Segment by application
The strongest ZTNA improvement is application segmentation. Users should not see the network; they should see the applications they are allowed to use. This requires mapping applications to connectors, gateways, identity groups, and access policies.
Begin with internal HTTP applications, dashboards, wikis, code tools, ticketing systems, and admin panels. These are usually easier to publish through an access broker than thick-client or low-level network protocols.
For non-web protocols, decide whether ZTNA support is mature enough. Some products handle SSH, RDP, database access, or TCP forwarding well. Others are better for web applications. Do not force a weak pattern onto a sensitive protocol just to claim coverage.
Logging and investigation
ZTNA should improve visibility. At minimum, logs should answer:
- who accessed the application
- what identity provider authenticated the user
- whether MFA was used
- what device posture was observed
- what application was accessed
- when access began and ended
- whether the request was allowed, denied, or challenged
Send those logs to the SIEM or central logging platform. Build simple alerts first: impossible travel, unusual admin access, repeated denials, new device access to sensitive applications, and access outside expected business hours.
The logging goal is not to alert on everything. It is to make access explainable during an incident.
Rollout plan
A realistic rollout has phases:
- Inventory applications and owners.
- Clean identity groups and MFA coverage.
- Select a small pilot group.
- Migrate low-risk internal web apps.
- Add high-value applications with stronger policies.
- Reduce or remove broad VPN access for migrated use cases.
- Review exceptions monthly.
Each phase should produce something measurable. For example: "80 percent of remote access to admin dashboards now goes through ZTNA" is better than "Zero Trust project in progress."
Common mistakes
The most common mistake is trying to migrate everything at once.
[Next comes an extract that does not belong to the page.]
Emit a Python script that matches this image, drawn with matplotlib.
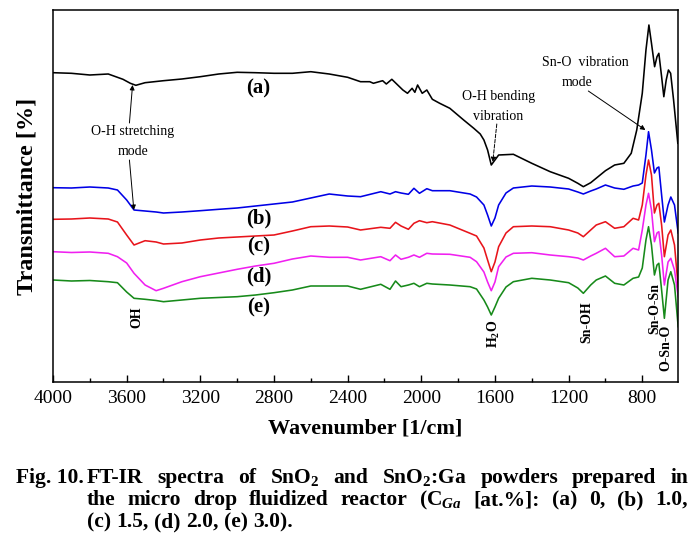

This creates outages, frustration, and bypasses. Another mistake is leaving the old VPN fully open forever. If users can ignore ZTNA and use a broad tunnel, the risk reduction never arrives.
A third mistake is writing policies that only the security team understands. Application owners and support teams need to know why access is allowed or denied. If policy is opaque, every incident becomes a meeting.
Finally, do not forget service accounts and automation. Human access may move to ZTNA while scripts, CI systems, and monitoring tools still use old paths. Track those dependencies before shutting down network routes.
Bottom line
ZTNA is valuable when it becomes an operational access model, not just a gateway product. Small teams should start with identity hygiene, application inventory, high-value web apps, and clear logs. The win is not a perfect Zero Trust diagram. The win is fewer broad paths, stronger access decisions, and better evidence when something suspicious happens.
Frequently asked questions
Is ZTNA a replacement for VPN?
ZTNA can replace many remote-access VPN use cases, especially for application-specific access, but some network-level administration, legacy protocols, and emergency workflows may still require carefully controlled VPN access.
What should a small team migrate first?
Start with high-value internal web applications, admin portals, code repositories, and SaaS-adjacent tools where identity-aware access can be deployed without redesigning every network segment.
What is the biggest Zero Trust mistake?
The biggest mistake is buying a gateway before fixing identity, device inventory, ownership, and logging. The access broker only enforces the quality of the signals and policies behind it.